Validation plugins address the above shortcomings and allow you to build a complex, flexible, and reusable validation infrastructure. They are loaded from the validate subdirectory of the lab topology directory or another set of locations specified in the defaults.paths.validate list.

The validation plugin directory must contain a Python file matching the device name for every netlab-supported platform you want to use in the validation tests. For example, the netlab OSPFv2 integration tests use FRR containers as external probes on which they run validation tests; the validate subdirectory thus contains a single file:

Once you create the validation plugins, you can use their methods in the validation tests. For example, the OSPFv2 FRR validation plugin can check whether an FRR container has a specified OSFP neighbor:

    description: Check for OSPF adjacencies
    nodes: [ x1, x2 ]
    plugin: ospf_neighbor(nodes.dut.ospf.router_id)

The validation process uses the plugin parameter to:

  • Find whether it should execute a show command or another exec command on the device. Assuming a validation test plugin parameter uses function XXX, the validation code executes a show command if the device validation plugin has the show_XXX function and an exec command if the plugin has the exec_XXX function.

  • Get the string to execute on the device. The validation code calls the show_XXX or exec_XXX function with the parameters specified in the plugin parameter and executes the returned string on the lab device.

  • Invoke the validation function. The validation code calls the valid_XXX function and uses its return value as the validation result.

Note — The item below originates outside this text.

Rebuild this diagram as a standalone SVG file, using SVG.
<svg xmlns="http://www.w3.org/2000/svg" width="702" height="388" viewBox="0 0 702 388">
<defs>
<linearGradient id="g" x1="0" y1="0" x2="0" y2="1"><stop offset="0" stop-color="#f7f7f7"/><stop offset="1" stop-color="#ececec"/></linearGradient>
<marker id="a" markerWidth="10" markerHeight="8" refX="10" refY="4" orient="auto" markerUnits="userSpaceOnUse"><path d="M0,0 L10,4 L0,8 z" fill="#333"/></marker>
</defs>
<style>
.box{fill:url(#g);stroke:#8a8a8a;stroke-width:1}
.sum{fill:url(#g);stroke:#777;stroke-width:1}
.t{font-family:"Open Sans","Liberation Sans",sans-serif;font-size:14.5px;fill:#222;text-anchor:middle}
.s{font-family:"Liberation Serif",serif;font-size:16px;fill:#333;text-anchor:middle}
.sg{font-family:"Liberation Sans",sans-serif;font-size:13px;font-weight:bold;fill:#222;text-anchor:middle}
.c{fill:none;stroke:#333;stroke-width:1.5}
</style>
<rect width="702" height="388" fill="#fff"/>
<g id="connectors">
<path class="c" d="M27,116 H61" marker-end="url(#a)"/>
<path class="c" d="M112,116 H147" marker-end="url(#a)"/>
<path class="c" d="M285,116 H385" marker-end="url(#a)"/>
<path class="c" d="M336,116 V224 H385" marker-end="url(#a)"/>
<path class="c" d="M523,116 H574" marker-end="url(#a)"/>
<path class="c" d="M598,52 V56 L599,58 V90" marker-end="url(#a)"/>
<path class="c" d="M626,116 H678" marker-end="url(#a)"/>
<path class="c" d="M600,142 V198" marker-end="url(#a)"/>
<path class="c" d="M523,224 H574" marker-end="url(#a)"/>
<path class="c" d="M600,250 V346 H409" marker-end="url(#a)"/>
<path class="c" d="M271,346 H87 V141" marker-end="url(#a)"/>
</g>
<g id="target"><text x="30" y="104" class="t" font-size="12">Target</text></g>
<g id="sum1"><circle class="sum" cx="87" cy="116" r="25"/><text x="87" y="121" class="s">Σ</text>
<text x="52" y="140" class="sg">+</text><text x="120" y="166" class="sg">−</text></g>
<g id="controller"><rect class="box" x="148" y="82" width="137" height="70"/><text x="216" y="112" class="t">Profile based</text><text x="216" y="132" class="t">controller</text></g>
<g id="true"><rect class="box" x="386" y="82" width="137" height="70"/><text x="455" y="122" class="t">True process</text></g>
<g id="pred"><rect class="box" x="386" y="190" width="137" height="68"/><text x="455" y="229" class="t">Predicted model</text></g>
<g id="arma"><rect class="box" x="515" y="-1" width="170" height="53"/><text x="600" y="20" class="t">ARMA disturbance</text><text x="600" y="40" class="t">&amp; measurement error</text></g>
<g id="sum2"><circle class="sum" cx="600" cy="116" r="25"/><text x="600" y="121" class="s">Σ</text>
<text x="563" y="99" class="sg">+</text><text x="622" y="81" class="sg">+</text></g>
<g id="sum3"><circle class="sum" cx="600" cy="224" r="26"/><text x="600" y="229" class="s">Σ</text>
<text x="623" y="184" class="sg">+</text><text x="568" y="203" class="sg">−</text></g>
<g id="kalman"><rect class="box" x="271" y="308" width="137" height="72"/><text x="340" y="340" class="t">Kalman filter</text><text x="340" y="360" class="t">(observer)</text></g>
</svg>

For example, you can use show ip ospf neighbor x.x.x.x json on FRR containers to check for the presence of an OSPF neighbor. The show_ospf_neighbor function in the FRR validation plugin returns that string when given the neighbor router ID as an input parameter:

def show_ospf_neighbor(id: str) -> str:
  return f'ip ospf neighbor {id} json'

The validation function takes the results of the show command and checks whether they contain information about an OSPF neighbor with router ID given as the input parameter:

def valid_ospf_neighbor(id: str) -> bool:
  global _result
  if not id in _result.default:
    raise Exception(f'There is no OSPF neighbor {id}')
  n_state = _result.default[id]
  n_state = n_state[0]
  if n_state.converged != 'Full':
    raise Exception(f'Neighbor {id} is in state {n_state.nbrState}')

  return True

Input Parameters

The function calls specified in the plugin validation test parameter can contain arguments that can be constants or local variables. The following local variables can be used:

  • Any topology value. For example, you can use the nodes dictionary, the links list, or any expression that evaluates to a valid topology element, for example, nodes.dut.ospf.router_id.

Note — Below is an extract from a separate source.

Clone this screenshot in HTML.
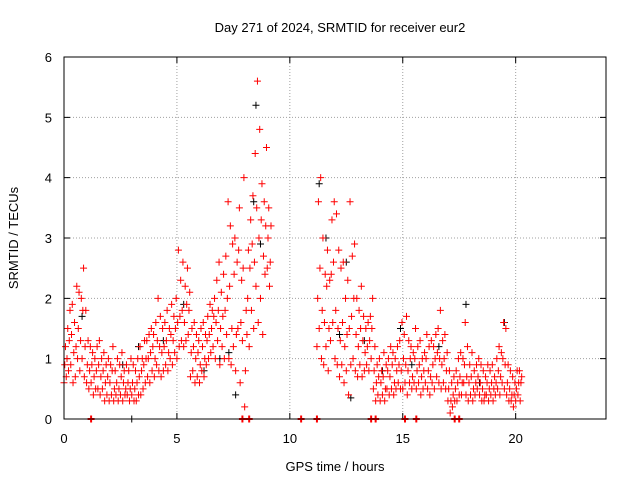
<!DOCTYPE html>
<html><head><meta charset="utf-8"><style>
body{margin:0;background:#fff}
svg{display:block;font-family:"Liberation Sans",sans-serif}
</style></head><body>
<svg id="chart" width="640" height="480">
<text x="340" y="32" text-anchor="middle" font-size="13">Day 271 of 2024, SRMTID for receiver eur2</text>
<text x="335" y="471" text-anchor="middle" font-size="13">GPS time / hours</text>
<text transform="translate(18,238) rotate(-90)" text-anchor="middle" font-size="13">SRMTID / TECUs</text>
<g id="grid"></g><g id="ticks"></g><g id="marks"></g>
<rect x="64" y="57" width="542" height="362" fill="none" stroke="#000"/>
</svg>
<script>
const xTicks=[0,5,10,15,20];
const yTicks=[0,1,2,3,4,5,6];
const redTimes=[0.0,0.1,0.2,0.3,0.4,0.5,0.6,0.7,0.8,0.9,1.0,1.1,1.2,1.3,1.4,1.5,1.6,1.7,1.8,1.9,2.0,2.1,2.2,2.3,2.4,2.5,2.6,2.7,2.8,2.9,3.0,3.1,3.2,3.3,3.4,3.5,3.6,3.7,3.8,3.9,4.0,4.1,4.2,4.3,4.4,4.5,4.6,4.7,4.8,4.9,5.0,5.1,5.2,5.3,5.4,5.5,5.6,5.7,5.8,5.9,6.0,6.1,6.2,6.3,6.4,6.5,6.6,6.7,6.8,6.9,7.0,7.1,7.2,7.3,7.4,7.5,7.6,7.7,7.8,7.9,8.0,8.1,8.2,8.3,8.4,8.5,8.6,8.7,8.8,8.9,9.0,9.1,
11.2,11.3,11.4,11.5,11.6,11.7,11.8,11.9,12.0,12.1,12.2,12.3,12.4,12.5,12.6,12.7,12.8,12.9,13.0,13.1,13.2,13.3,13.4,13.5,13.6,13.7,13.8,13.9,14.0,14.1,14.2,14.3,14.4,14.5,14.6,14.7,14.8,14.9,15.0,15.1,15.2,15.3,15.4,15.5,15.6,15.7,15.8,15.9,16.0,16.1,16.2,16.3,16.4,16.5,16.6,16.7,16.8,16.9,17.0,17.1,17.2,17.3,17.4,17.5,17.6,17.7,17.8,17.9,18.0,18.1,18.2,18.3,18.4,18.5,18.6,18.7,18.8,18.9,19.0,19.1,19.2,19.3,19.4,19.5,19.6,19.7,19.8,19.9,20.0,20.1,20.2];
const redValues=[[0.6,0.9,1.2],[0.7,1.0,1.5],[0.8,1.3,1.8],[0.9,1.4,1.9],[0.6,1.1,1.6],[0.7,1.2,2.2],[1.0,1.5,2.1],[0.8,1.3,2.0],[1.0,1.8,2.5],[0.7,1.2,1.8],[0.6,0.9,1.3],[0.5,0.8,1.2],[0.6,0.9,1.1],[0.4,0.7,1.0],[0.5,0.8,1.2],[0.5,0.9,1.3],[0.4,0.7,1.0],[0.5,0.8,1.1],[0.3,0.6,0.9],[0.4,0.7,1.0],[0.3,0.6,0.9],[0.4,0.8,1.2],[0.3,0.5,0.8],[0.4,0.6,1.0],[0.3,0.5,0.9],[0.4,0.7,1.1],[0.3,0.6,0.8],[0.4,0.5,0.9],[0.4,0.6,0.8],[0.3,0.5,1.0],[0.4,0.6,0.9],[0.3,0.5,0.8],[0.3,0.6,1.0],[0.4,0.7,1.2],[0.4,0.8,1.0],[0.5,0.9,1.3],[0.6,1.0,1.3],[0.7,1.0,1.4],[0.6,1.1,1.5],[0.8,1.2,1.4],[0.7,1.0,1.6],[0.9,1.3,2.0],[0.8,1.2,1.7],[0.7,1.1,1.5],[0.8,1.2,1.6],[0.9,1.3,1.8],[0.8,1.1,1.5],[1.0,1.4,1.9],[0.9,1.3,1.7],[1.1,1.5,2.0],[1.0,1.6,2.8],[1.2,1.7,2.3],[1.3,1.8,2.6],[1.2,1.6,2.2],[1.3,1.9,2.5],[1.4,1.8,2.1],[0.7,1.1,1.5],[0.8,1.2,1.6],[0.6,1.0,1.4],[0.7,1.1,1.3],[0.6,0.9,1.5],[0.8,1.2,1.6],[0.7,1.0,1.4],[0.9,1.3,1.7],[1.0,1.4,1.9],[1.1,1.5,1.8],[1.2,1.7,2.0],[1.0,1.6,2.3],[1.3,1.8,2.6],[0.9,1.5,2.1],[1.2,1.7,2.4],[1.0,1.8,2.7],[1.4,2.0,3.6],[1.0,2.2,3.2],[0.9,1.5,2.9],[1.2,2.4,3.0],[0.8,1.4,2.6],[1.5,2.8,3.5],[0.6,1.6,2.3],[1.3,2.5,4.0],[0.2,0.8,1.8],[1.4,2.0,2.8],[1.2,2.5,3.3],[1.8,2.9,3.7],[1.5,2.6,4.4],[2.2,3.5,5.6],[1.6,3.0,4.8],[2.0,3.3,3.9],[1.4,2.7,3.6],[2.4,3.2,4.5],[2.5,3.0,3.5],[2.2,2.6,3.2],
[1.2,2.0,3.6],[1.5,2.5,4.0],[1.0,1.8,3.0],[0.9,1.6,2.4],[1.2,2.2,2.8],[0.8,1.5,2.3],[1.3,2.4,3.3],[1.6,2.6,3.6],[1.0,1.8,3.4],[0.9,1.5,2.8],[0.7,1.3,2.5],[0.9,1.6,2.6],[0.6,1.2,2.0],[0.8,1.4,2.3],[0.4,1.5,3.6],[0.9,1.7,2.7],[1.0,2.0,2.9],[0.8,1.4,2.0],[0.7,1.2,1.8],[0.9,1.5,2.2],[0.7,1.3,1.7],[0.8,1.1,1.5],[0.9,1.2,1.6],[0.8,1.3,1.7],[1.0,1.5,2.0],[0.5,0.8,1.2],[0.3,0.6,0.9],[0.4,0.7,1.0],[0.3,0.6,0.8],[0.4,0.7,1.1],[0.3,0.5,0.9],[0.5,0.8,1.0],[0.4,0.7,1.2],[0.5,0.9,1.1],[0.4,0.6,1.0],[0.5,0.8,1.2],[0.6,0.9,1.3],[0.5,0.8,1.6],[0.5,1.0,1.4],[0.6,0.9,1.7],[0.4,0.8,1.3],[0.6,1.0,1.2],[0.5,0.7,1.1],[0.6,1.0,1.5],[0.5,0.8,1.2],[0.6,0.9,1.3],[0.4,0.7,1.0],[0.5,0.8,1.1],[0.6,1.0,1.4],[0.5,0.8,1.2],[0.4,0.7,1.3],[0.6,0.9,1.2],[0.5,1.0,1.4],[0.7,1.1,1.5],[0.6,1.0,1.8],[0.5,0.9,1.3],[0.6,1.0,1.4],[0.5,0.8,1.1],[0.3,0.5,0.8],[0.1,0.3,0.6],[0.2,0.4,0.7],[0.3,0.5,0.8],[0.3,0.6,1.0],[0.4,0.7,1.1],[0.4,0.6,1.0],[0.6,0.9,1.6],[0.4,0.7,1.2],[0.3,0.6,0.9],[0.4,0.7,1.1],[0.3,0.5,0.8],[0.4,0.6,0.9],[0.5,0.7,1.0],[0.4,0.6,0.9],[0.3,0.5,0.8],[0.3,0.4,0.7],[0.4,0.6,0.9],[0.3,0.5,0.8],[0.4,0.6,0.9],[0.3,0.5,0.7],[0.4,0.6,1.0],[0.5,0.8,1.2],[0.4,0.7,1.1],[0.6,1.0,1.6],[0.5,0.9,1.5],[0.4,0.6,0.9],[0.3,0.5,0.8],[0.3,0.4,0.7],[0.2,0.4,0.6],[0.3,0.5,0.8],[0.4,0.6,0.8],[0.3,0.6,0.7]];
const blackTimes=[0.8,2.6,3.3,4.4,5.3,6.2,6.9,7.3,7.6,8.4,8.5,8.7,11.3,11.6,12.2,12.5,12.7,13.3,14.1,14.9,15.4,16.6,17.8,18.4,19.5];
const blackValues=[1.7,0.9,1.2,1.3,1.9,0.8,1.0,1.1,0.4,3.6,5.2,2.9,3.9,3.0,1.4,2.6,0.35,1.3,0.8,1.5,0.9,1.2,1.9,0.6,1.6];
const zeroTimes=[1.2,7.9,8.2,10.5,11.2,13.6,13.8,15.1,15.6,17.3,17.5];
const zeroBlackTimes=[3.0];
const NS='http://www.w3.org/2000/svg';
const X=t=>64+t*(542/24), Y=v=>419-v*(362/6);
const grid=document.getElementById('grid'),ticks=document.getElementById('ticks'),marks=document.getElementById('marks');
function mk(tag,attrs,parent){const e=document.createElementNS(NS,tag);for(const k in attrs)e.setAttribute(k,attrs[k]);parent.appendChild(e);return e;}
xTicks.forEach(t=>{const x=X(t);
 if(t>0){const g=mk('line',{x1:x,x2:x,y1:57,y2:419,stroke:'#a0a0a0','stroke-dasharray':'1,2'},grid);
 
 }
 const tk=mk('path',{d:`M${x},419v-6M${x},57v6`,stroke:'#000'},ticks);
 
 
 const l=mk('text',{x:x,y:443,'text-anchor':'middle','font-size':'13'},ticks);l.textContent=t;
 
 });
yTicks.forEach(v=>{const y=Y(v);
 if(v>0&&v<6){const g=mk('line',{x1:64,x2:606,y1:y,y2:y,stroke:'#a0a0a0','stroke-dasharray':'1,2'},grid);
 
 }
 const tk=mk('path',{d:`M64,${y}h6M606,${y}h-6`,stroke:'#000'},ticks);
 
 
 const l=mk('text',{x:52,y:y+5,'text-anchor':'end','font-size':'13'},ticks);l.textContent=v;
 
 });
function cross(t,v,col,name,w){const x=X(t),y=Y(v);
 const p=mk('path',{d:`M${x-3.5},${y}h7M${x},${y-3.5}v7`,stroke:col,'stroke-width':w||1},marks);
 
 }
blackTimes.forEach((t,i)=>cross(t,blackValues[i],'#000','black-point'));
redTimes.forEach((t,i)=>redValues[i].forEach((v,j)=>cross(t+j*0.033,v,'#ff0000','red-point')));
zeroBlackTimes.forEach(t=>cross(t,0,'#000','black-zero-point'));
zeroTimes.forEach(t=>cross(t,0,'#ff0000','red-zero-point',2));
</script>
</body></html>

  • Current node parameters are available in the node variable. For example, use to get the node name on which the test is executed or node.ospf.router_id to get the local OSPF router ID.

  • The validation function can access the parsed results of the show or exec command as the global _result variable.

The same input parameters are passed to show_XXX, exec_XXX, and valid_XXX functions. If you want flexible validation functions, they might need many arguments that are irrelevant to the show_XXX/exec_XXX functions. In that case, use the **kwargs parameter to ignore the extra parameters, for example:

def show_bgp_neighbor(ngb: list, n_id: str, **kwargs: typing.Any) -> str:
  return 'bgp summary json'

def valid_bgp_neighbor(
      ngb: list,
      n_id: str,
      af: str = 'ipv4',
      state: str = 'Established',
      intf: str = '') -> str:

Return Values

  • The show_XXX and exec_XXX functions should return the string to execute on the tested node.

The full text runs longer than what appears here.